Risk-Adjusted Implementation

The plan assumes a 15% contingency in cash burn rates. If monthly losses exceed NZ$50 million, the government must trigger an emergency equity injection, effectively moving toward a temporary state-control model.

4. Executive Review and BLUF (Executive Critic)

BLUF

Air New Zealand is insolvent. The path to solvency requires a two-step move: a government-led recapitalization that dilutes existing shareholders (Brierley and Singapore Airlines) followed by a mandatory operational cost-cutting program.
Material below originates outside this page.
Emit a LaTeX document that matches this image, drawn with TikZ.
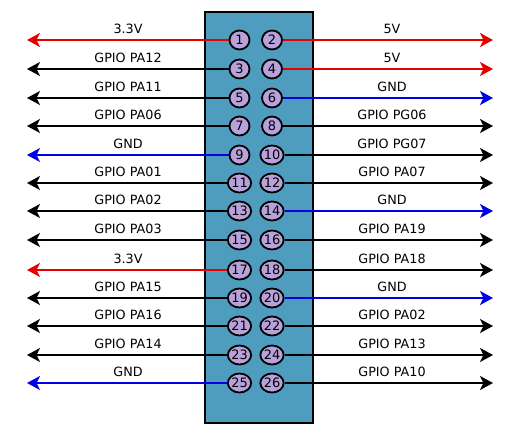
\documentclass[tikz,border=0pt]{standalone}
\usepackage{fontspec}
\setmainfont{DejaVu Sans}
\usetikzlibrary{arrows.meta,shapes.geometric}
\definecolor{boxblue}{HTML}{4F9DBE}
\definecolor{pinfill}{HTML}{B9A2DC}
\definecolor{wred}{HTML}{E60000}
\definecolor{wblue}{HTML}{0000E6}
\tikzset{
  pin/.style={ellipse, draw=black, line width=1.8bp, fill=pinfill, minimum width=20bp, minimum height=19bp, inner sep=0pt, font=\fontsize{13}{13}\selectfont},
  wire/.style={line width=1.8bp, -{Stealth[length=13bp,width=14bp,inset=3.5bp]}},
  lbl/.style={font=\fontsize{12.8}{14}\selectfont, inner sep=0pt},
  board/.style={draw=black, line width=1.8bp, fill=boxblue}
}
\begin{document}
\begin{tikzpicture}[x=1bp,y=-1bp]
\useasboundingbox (0,0) rectangle (530,439);
\node[board, minimum width=108bp, minimum height=411bp, inner sep=0pt, anchor=north west] (board) at (204,11) {};
% left column
\foreach \n/\y/\c/\t in {1/40/wred/3.3V, 3/69/black/GPIO PA12, 5/98/black/GPIO PA11, 7/126/black/GPIO PA06, 9/155/wblue/GND, 11/183/black/GPIO PA01, 13/211/black/GPIO PA02, 15/240/black/GPIO PA03, 17/270/wred/3.3V, 19/298/black/GPIO PA15, 21/326/black/GPIO PA16, 23/355/black/GPIO PA14, 25/383/wblue/GND}{
  \coordinate (e\n) at (27,\y);
  \node[pin] (p\n) at (239.5,\y) {\n};
  \draw[wire, draw=\c, fill=\c] (p\n.west) -- (e\n);
  \node[lbl] (t\n) at (128,\y-11.5) {\t};
}
% right column
\foreach \n/\y/\c/\t in {2/40/wred/5V, 4/69/wred/5V, 6/98/wblue/GND, 8/126/black/GPIO PG06, 10/155/black/GPIO PG07, 12/183/black/GPIO PA07, 14/211/wblue/GND, 16/240/black/GPIO PA19, 18/270/black/GPIO PA18, 20/298/wblue/GND, 22/326/black/GPIO PA02, 24/355/black/GPIO PA13, 26/383/black/GPIO PA10}{
  \coordinate (e\n) at (493,\y);
  \node[pin] (p\n) at (272,\y) {\n};
  \draw[wire, draw=\c, fill=\c] (p\n.east) -- (e\n);
  \node[lbl] (t\n) at (392,\y-11.5) {\t};
}
\end{tikzpicture}
\end{document}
Any attempt to rely on Singapore Airlines for a capital injection will fail due to the 25% foreign ownership cap and political resistance. The board must present the government with a plan that trades equity for state protection, accepting that the era of private-led growth for ANZ is over. The current management team must be replaced to signal a break from the failed Ansett acquisition strategy.

Dangerous Assumption

The assumption that existing shareholders will agree to dilution without a fight. They have significant legal leverage to block restructuring, which could force a formal insolvency process.

Unaddressed Risks

  • Operational Paralysis: The uncertainty of the recapitalization will lead to key staff attrition and loss of commercial contracts.
  • Regulatory Retaliation: Changing foreign ownership laws to accommodate SIA will face severe parliamentary opposition.

Unconsidered Alternative

A structured bankruptcy (Chapter 11 equivalent). This would allow the airline to shed onerous labor contracts and fleet leases that continue to bleed cash, providing a cleaner balance sheet than a simple recapitalization.